Ce retour massif des véhicules de leasing social pourrait même complètement perturber l’ensemble du marché de l’occasion des voitures électriques, y compris pour des acheteurs qui ont payé leur électrique au prix fort.

Promettre 100 000 véhicules électriques par an n’est aussi pas sans conséquence sur les capacités de production des constructeurs. C’est bien supérieur aux volumes actuels. Sur le papier, les constructeurs devraient être ravis d’avoir des usines qui tournent à plein régime. Cependant, une montée en cadence de la production s’anticipe plusieurs années en amont, en impliquant toute la filière (notamment les sous-traitants). Nul doute que dans la précipitation de la campagne électorale, les constructeurs n’ont pas été consultés sur la faisabilité de la promesse.

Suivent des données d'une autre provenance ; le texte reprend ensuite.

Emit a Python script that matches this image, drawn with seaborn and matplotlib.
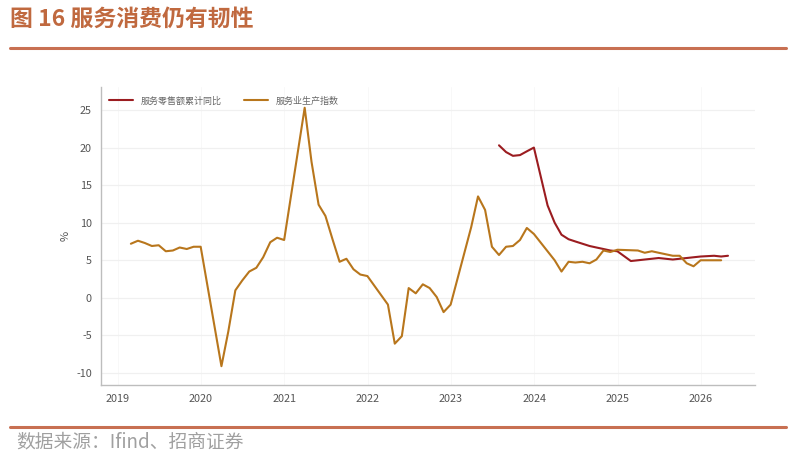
import pandas as pd
import seaborn as sns
import matplotlib.pyplot as plt
import matplotlib.dates as mdates
from pandas.tseries.offsets import MonthEnd

# 服务业生产指数 (当月同比, %)
idx_months = ['2019-02', '2019-03', '2019-04', '2019-05', '2019-06', '2019-07',
              '2019-08', '2019-09', '2019-10', '2019-11', '2019-12',
              '2020-03', '2020-04', '2020-05', '2020-06', '2020-07', '2020-08',
              '2020-09', '2020-10', '2020-11', '2020-12',
              '2021-03', '2021-04', '2021-05', '2021-06', '2021-07', '2021-08',
              '2021-09', '2021-10', '2021-11', '2021-12',
              '2022-03', '2022-04', '2022-05', '2022-06', '2022-07', '2022-08',
              '2022-09', '2022-10', '2022-11', '2022-12',
              '2023-03', '2023-04', '2023-05', '2023-06', '2023-07', '2023-08',
              '2023-09', '2023-10', '2023-11', '2023-12',
              '2024-03', '2024-04', '2024-05', '2024-06', '2024-07', '2024-08',
              '2024-09', '2024-10', '2024-11', '2024-12',
              '2025-03', '2025-04', '2025-05', '2025-06', '2025-07', '2025-08',
              '2025-09', '2025-10', '2025-11', '2025-12',
              '2026-02', '2026-03']
idx_values = [7.2, 7.6, 7.3, 6.9, 7.0, 6.2, 6.3, 6.7, 6.5, 6.8, 6.8,
              -9.1, -4.5, 1.0, 2.3, 3.5, 4.0, 5.4, 7.4, 8.0, 7.7,
              25.3, 18.1, 12.4, 10.9, 7.8, 4.8, 5.2, 3.8, 3.1, 2.9,
              -0.9, -6.1, -5.1, 1.3, 0.6, 1.8, 1.3, 0.1, -1.9, -0.9,
              9.4, 13.5, 11.7, 6.8, 5.7, 6.8, 6.9, 7.7, 9.3, 8.5,
              5.0, 3.5, 4.8, 4.7, 4.8, 4.6, 5.1, 6.3, 6.1, 6.4,
              6.3, 6.0, 6.2, 6.0, 5.8, 5.6, 5.6, 4.6, 4.2, 5.0,
              5.0, 5.0]

# 服务零售额累计同比 (%)
retail_months = ['2023-07', '2023-08', '2023-09', '2023-10', '2023-11', '2023-12',
                 '2024-02', '2024-03', '2024-04', '2024-05', '2024-06', '2024-07',
                 '2024-08', '2024-09', '2024-10', '2024-11', '2024-12',
                 '2025-02', '2025-03', '2025-04', '2025-05', '2025-06', '2025-07',
                 '2025-08', '2025-09', '2025-10', '2025-11', '2025-12',
                 '2026-02', '2026-03', '2026-04']
retail_values = [20.3, 19.4, 18.9, 19.0, 19.5, 20.0,
                 12.3, 10.0, 8.4, 7.8, 7.5, 7.2, 6.9, 6.7, 6.5, 6.3, 6.2,
                 4.9, 5.0, 5.1, 5.2, 5.3, 5.2, 5.1, 5.2, 5.3, 5.4, 5.5,
                 5.6, 5.5, 5.6]

series_names = ['服务零售额累计同比', '服务业生产指数']
series_colors = ['#9B1C20', '#B8761C']

retail_df = pd.DataFrame({'date': pd.to_datetime(retail_months) + MonthEnd(0),
                          'value': retail_values, 'series': series_names[0]})
idx_df = pd.DataFrame({'date': pd.to_datetime(idx_months) + MonthEnd(0),
                       'value': idx_values, 'series': series_names[1]})
df = pd.concat([retail_df, idx_df], ignore_index=True)

sns.set_style('white')
plt.rcParams['font.family'] = ['Noto Sans CJK SC', 'DejaVu Sans']
plt.rcParams['axes.unicode_minus'] = False

fig = plt.figure(figsize=(8.1, 4.54), dpi=100)
ax = fig.add_axes([0.1247, 0.152, 0.807, 0.657])

sns.lineplot(data=df, x='date', y='value', hue='series',
             hue_order=series_names, palette=series_colors,
             linewidth=1.5, ax=ax, estimator=None, sort=True)

ax.set_ylim(-11.6, 28.1)
ax.set_yticks(range(-10, 30, 5))
ax.set_xlim(pd.Timestamp('2018-10-20'), pd.Timestamp('2026-08-25'))
ax.xaxis.set_major_locator(mdates.YearLocator())
ax.xaxis.set_major_formatter(mdates.DateFormatter('%Y'))

ax.yaxis.grid(True, color='#F0F0F0', linewidth=0.9)
ax.xaxis.grid(True, color='#F7F7F7', linewidth=0.6)
for side in ['top', 'right']:
    ax.spines[side].set_visible(False)
for side in ['left', 'bottom']:
    ax.spines[side].set_color('#BDBDBD')
    ax.spines[side].set_linewidth(1.0)
ax.tick_params(axis='both', direction='out', length=3, width=0.8,
               color='#BDBDBD', labelcolor='#555555', labelsize=7.8)
ax.set_xlabel('')
ax.set_ylabel('%', color='#555555', fontsize=8)

leg = ax.legend(loc='upper left', bbox_to_anchor=(0.0, 0.995), ncol=2,
                frameon=False, fontsize=6.5, handlelength=2.6,
                columnspacing=2.5, handletextpad=0.9)
for t in leg.get_texts():
    t.set_color('#666666')

# 标题与来源
fig.text(0.012, 0.957, '图 16 服务消费仍有韧性', fontsize=16.5, fontweight='bold',
         color='#C0693F', va='center', ha='left')
fig.add_artist(plt.Line2D([0.012, 0.97], [0.894, 0.894], color='#C87052',
                          linewidth=2.2, transform=fig.transFigure))
fig.add_artist(plt.Line2D([0.012, 0.97], [0.059, 0.059], color='#C87052',
                          linewidth=2.2, transform=fig.transFigure))
fig.text(0.02, 0.026, '数据来源：Ifind、招商证券', fontsize=13.5,
         color='#A0A0A0', va='center', ha='left')

plt.savefig('out.png', dpi=100)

Usine Renault Mégane e-tech // Source : Renault
Usine Renault Mégane e-tech. // Source : Renault

Il faut également rappeler que les constructeurs ne font pas leur beurre sur les véhicules d’entrée de gamme, qui sont exactement ceux promis dans le cadre du leasing social. Un constructeur a tout intérêt à vendre moins de voitures, mais des versions plus chères (modèles et finitions plus haut de gamme) que l’inverse. Les marges sur les modèles d’entrée de gamme sont bien trop faibles pour ne concentrer la production que sur cette version. Une vraie question sur la rentabilité du dispositif devrait être posée aux constructeurs concernés.

Prioriser certains acheteurs, une utopie ?

Le leasing social doit bénéficier en priorité aux ménages les plus modestes pour les aider à passer à la voiture électrique. Cependant, la réalité des commandes en 2024 a montré un tout autre visage des clients qui se sont précipités sur l’offre subventionnée.

Gabriel Attal, lors de son interview sur BFM TV, a indiqué vouloir que les professionnels du soin à la personne soient prioritaires sur ce dispositif. C’est probablement un vœu pieux, mais irréaliste de son discours.